Social discovery. Are the photos and status updates that you post to your social media accounts discoverable regardless of the privacy settings you choose? If they contain information that is especially relevant to the case, they probably are. Take, for example, two recent cases in which courts have required litigants to produce information contained in their Facebook accounts. In Nucci v. Target the Florida Court of Appeals denied a personal injury claim plaintiff’s petition to quash an order compelling her to produce photographs from her Facebook account from two years before the accident to the present. The plaintiff sought emotional and economic damages stemming from a fall that she alleged was caused by a foreign substance on the floor of a Target store. The Florida court held that the photographs were “powerfully relevant” to the plaintiff’s damages claim since the quality of her life before and after the accident was at issue, and because surveillance videos of the plaintiff called her account of her post-accident life into question. The court held that this relevance “overwhelms” the plaintiff’s privacy interest in photos posted to a Facebook account despite privacy settings that prevented the photos from being seen by the general public. In the second case, Crowe v. Marquette Transportation Co., a federal district court in Louisiana ordered the plaintiff to produce a complete copy of his entire 4,000-page Facebook history, including the private messages he sent via the Facebook platform. The defendant Marquette alleged that investigators had discovered that the plaintiff in this worker’s compensation case had sent a Facebook message admitting that he was injured while fishing, not while working for Marquette. When, during a deposition, the defendant was shown a printout of the Facebook message, which appeared to have been sent from an account bearing his name, the defendant denied sending the message and testified that his account had been hacked. The district court held that “Marquette is entitled to analyze the thousands of pages of Facebook messages [that the plaintiff] exchanged with others… particularly given his [Facebook-account related] testimony.”

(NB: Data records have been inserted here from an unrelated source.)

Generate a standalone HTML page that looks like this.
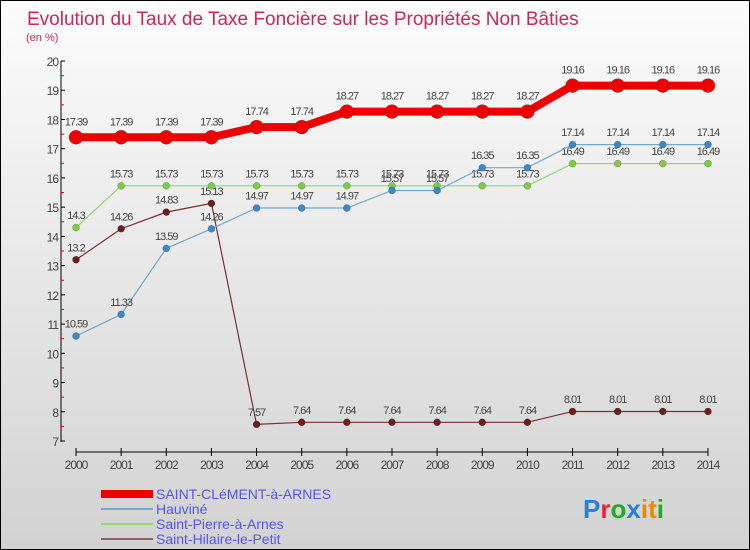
<!DOCTYPE html>
<html><head><meta charset="utf-8"><style>
body{margin:0}
#c{width:748px;height:548px;border:1px solid #000;background:linear-gradient(#fcfcfc,#d2d2d2);position:relative;font-family:"Liberation Sans",sans-serif;overflow:hidden}
text{font-family:"Liberation Sans",sans-serif}
</style></head><body>
<div id="c">
<svg id="s" width="748" height="548">
<text x="26" y="24" font-size="19" fill="#c8285a">Evolution du Taux de Taxe Foncière sur les Propriétés Non Bâties</text>
<text x="25" y="40" font-size="11" fill="#c8285a">(en %)</text>
<g id="axes"></g><g id="series"></g>
<g>
<rect x="100" y="489" width="52" height="8" fill="#e00"/>
<text x="155" y="498" font-size="14" fill="#5555ee">SAINT-CLéMENT-à-ARNES</text>
<rect x="100" y="507" width="52" height="2" fill="#6fa8d0"/>
<text x="155" y="513" font-size="14" fill="#5555ee">Hauviné</text>
<rect x="100" y="522" width="52" height="2" fill="#90d870"/>
<text x="155" y="528" font-size="14" fill="#5555ee">Saint-Pierre-à-Arnes</text>
<rect x="100" y="537" width="52" height="2" fill="#8a6060"/>
<text x="155" y="543" font-size="14" fill="#5555ee">Saint-Hilaire-le-Petit</text>
</g>
<text x="582" y="517" font-size="26" font-weight="bold"><tspan fill="#2a7fd0">P</tspan><tspan fill="#e23">r</tspan><tspan fill="#2a2">o</tspan><tspan fill="#2a7fd0">x</tspan><tspan fill="#e80">i</tspan><tspan fill="#e80">t</tspan><tspan fill="#2a2">i</tspan></text>
</svg></div>
<script>
const years=[2000,2001,2002,2003,2004,2005,2006,2007,2008,2009,2010,2011,2012,2013,2014];
const yTicks=[7,8,9,10,11,12,13,14,15,16,17,18,19,20];
const stClement=[17.39,17.39,17.39,17.39,17.74,17.74,18.27,18.27,18.27,18.27,18.27,19.16,19.16,19.16,19.16];
const hauvine=[10.59,11.33,13.59,14.26,14.97,14.97,14.97,15.57,15.57,16.35,16.35,17.14,17.14,17.14,17.14];
const stPierre=[14.3,15.73,15.73,15.73,15.73,15.73,15.73,15.73,15.73,15.73,15.73,16.49,16.49,16.49,16.49];
const stHilaire=[13.2,14.26,14.83,15.13,7.57,7.64,7.64,7.64,7.64,7.64,7.64,8.01,8.01,8.01,8.01];
const NS="http://www.w3.org/2000/svg";
const X=i=>75+i*45.14, Y=v=>440-(v-7)*29.23;
function mk(t,a,p){const e=document.createElementNS(NS,t);for(const k in a)e.setAttribute(k,a[k]);p.appendChild(e);return e;}
const ax=document.getElementById('axes'),sg=document.getElementById('series');
let l=mk('line',{x1:60,y1:60,x2:60,y2:441,stroke:'#000','stroke-width':1},ax);

yTicks.forEach(v=>{const y=Y(v);
 mk('line',{x1:60,y1:y,x2:64,y2:y,stroke:'#000'},ax);
 if(v<20)mk('line',{x1:60,y1:y-14.6,x2:63,y2:y-14.6,stroke:'#e00'},ax);
 const t=mk('text',{x:57,y:y+5,'font-size':12,fill:'#444','text-anchor':'end','letter-spacing':'-1'},ax);t.textContent=v;
 });
l=mk('line',{x1:75,y1:451,x2:707,y2:451,stroke:'#000'},ax);

years.forEach((yr,i)=>{mk('line',{x1:X(i),y1:447,x2:X(i),y2:455,stroke:'#000'},ax);
 const t=mk('text',{x:X(i),y:468,'font-size':12,fill:'#444','text-anchor':'middle','letter-spacing':'-1'},ax);t.textContent=yr;
 });
function draw(data,color,dot,w,r,name){
 const g=mk('g',{},sg);
 
 mk('polyline',{points:data.map((v,i)=>X(i)+','+Y(v)).join(' '),fill:'none',stroke:color,'stroke-width':w},g);
 data.forEach((v,i)=>{const c=mk('circle',{cx:X(i),cy:Y(v),r:r,fill:dot,stroke:'rgba(0,0,0,0.3)','stroke-width':0.5},g);
  
  const t=mk('text',{x:X(i),y:Y(v)-(r+5),'font-size':11,fill:'#444','text-anchor':'middle','letter-spacing':'-1'},g);t.textContent=v;
  });
}
draw(stHilaire,'#7a3030','#6a1e1e',1.2,3.5,'saint-hilaire');
draw(stPierre,'#90d870','#7acc40',1.2,3.5,'saint-pierre');
draw(hauvine,'#6fa8d0','#3a88c8',1.2,3.5,'hauvine');
draw(stClement,'#e00','#e00',8,7,'saint-clement');
</script>
</body></html>
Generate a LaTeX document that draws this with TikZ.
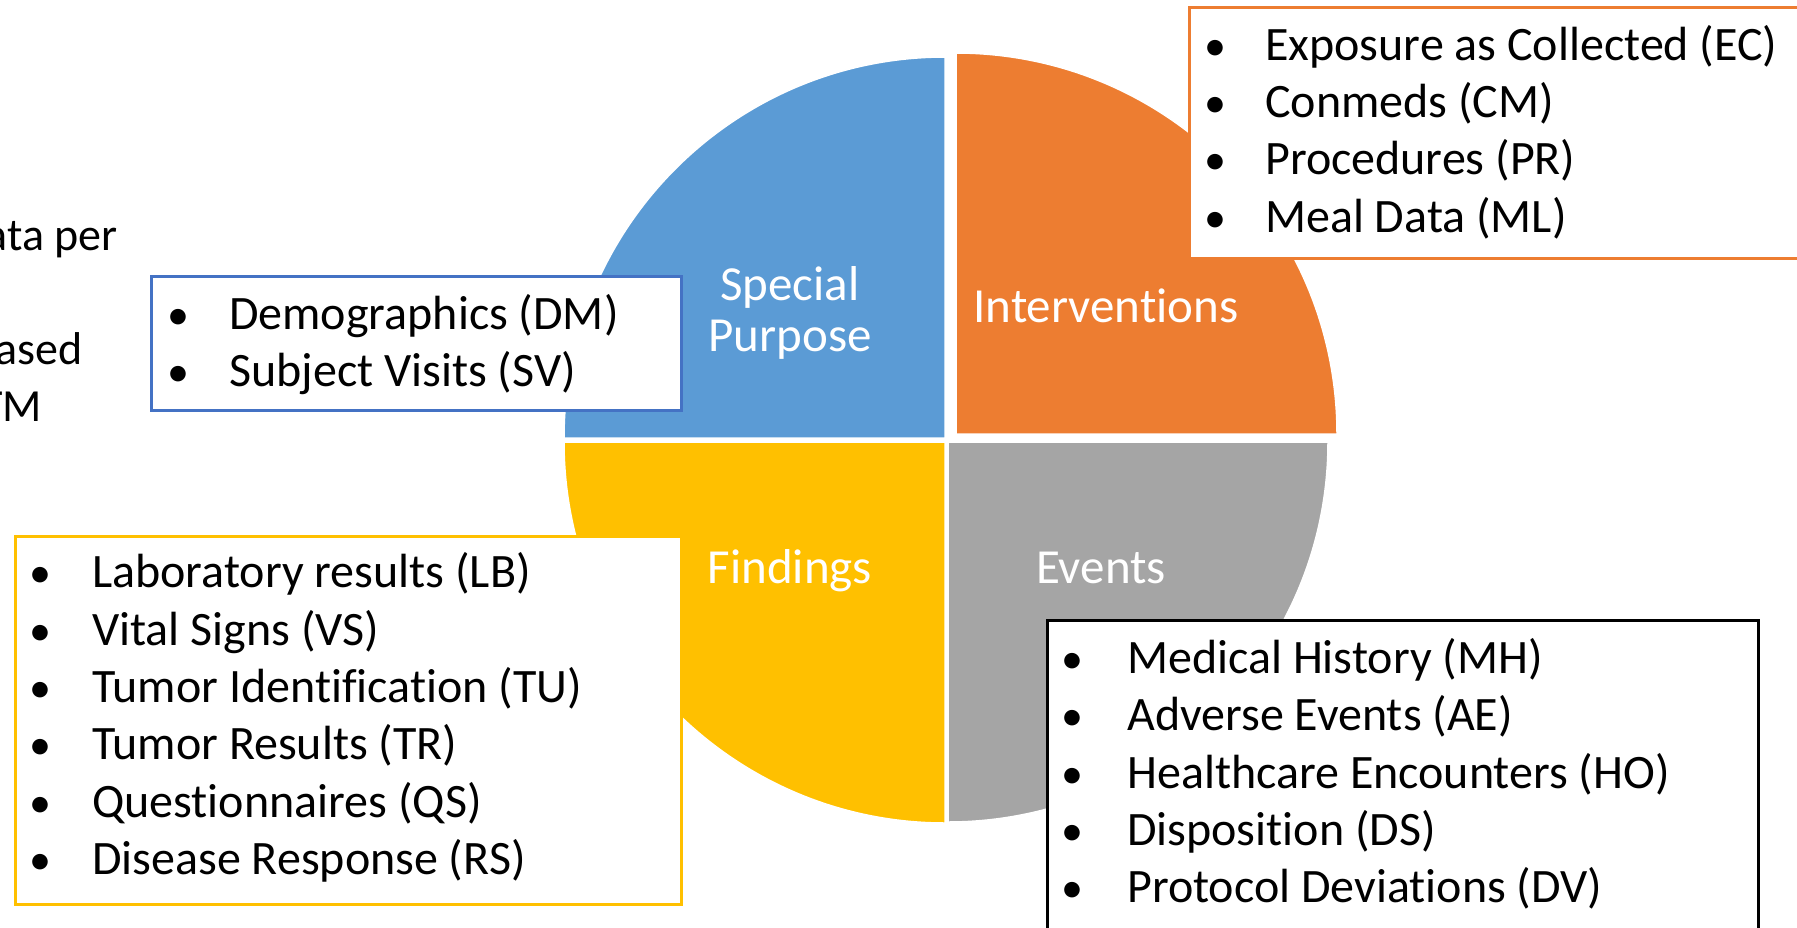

Smartphoning it in. A recent survey from Pew Research Center shows that the number of Americans with smartphones has jumped to 64%—a 29% increase since 2011. Despite the fact that the great majority of those smartphone owners (90%) have other means of accessing the Internet from home, 35% of them “frequently” use their phones to follow along with breaking news, 62% of them have used their phones to look up information about a health condition, and 57% have used their phones to do online banking. Whether someone has used his or her smartphone to access career opportunities, according to Pew, is largely dependent on whether a person is what the research firm calls “smartphone-dependent”—i.e., one of the 10% of Americans with no high-speed Internet access beyond their smartphones’ data plan. Of the smartphone-dependent people surveyed by Pew, 63% used their phones to access job openings in the last year, and 39% used their phones to submit job applications in the last year. Of the overall pool of cell phone owners surveyed by Pew, only 43% and 18% performed those job-search related activities, respectively.
Schadenfacebook. Bummed out by all of your friends’ check-ins at swanky restaurants and photos of their perfect offspring in your newsfeed? It turns out that you can get a handle on the depression that we’ve come to associate with social media use without swearing off your virtual networks altogether. Forbes reports that two new studies—one by the Journal of Social and Clinical Psychology and one out of the University of Houston—have attributed the negative feelings that social media users sometimes experience to the same underlying mechanism: social comparison. And that’s something you can control. So the next time you find yourself clicking back through your old college buddy’s montage of his trip to Machu Picchu, remember: Most people only post the highlights of their experiences, not the reality of their daily lives. And, Forbes’s contributor suggests, “it wouldn’t hurt to post about those quieter, less glamorous moments, too. That might actually go a long way in making people feel more connected, instead of just the opposite.”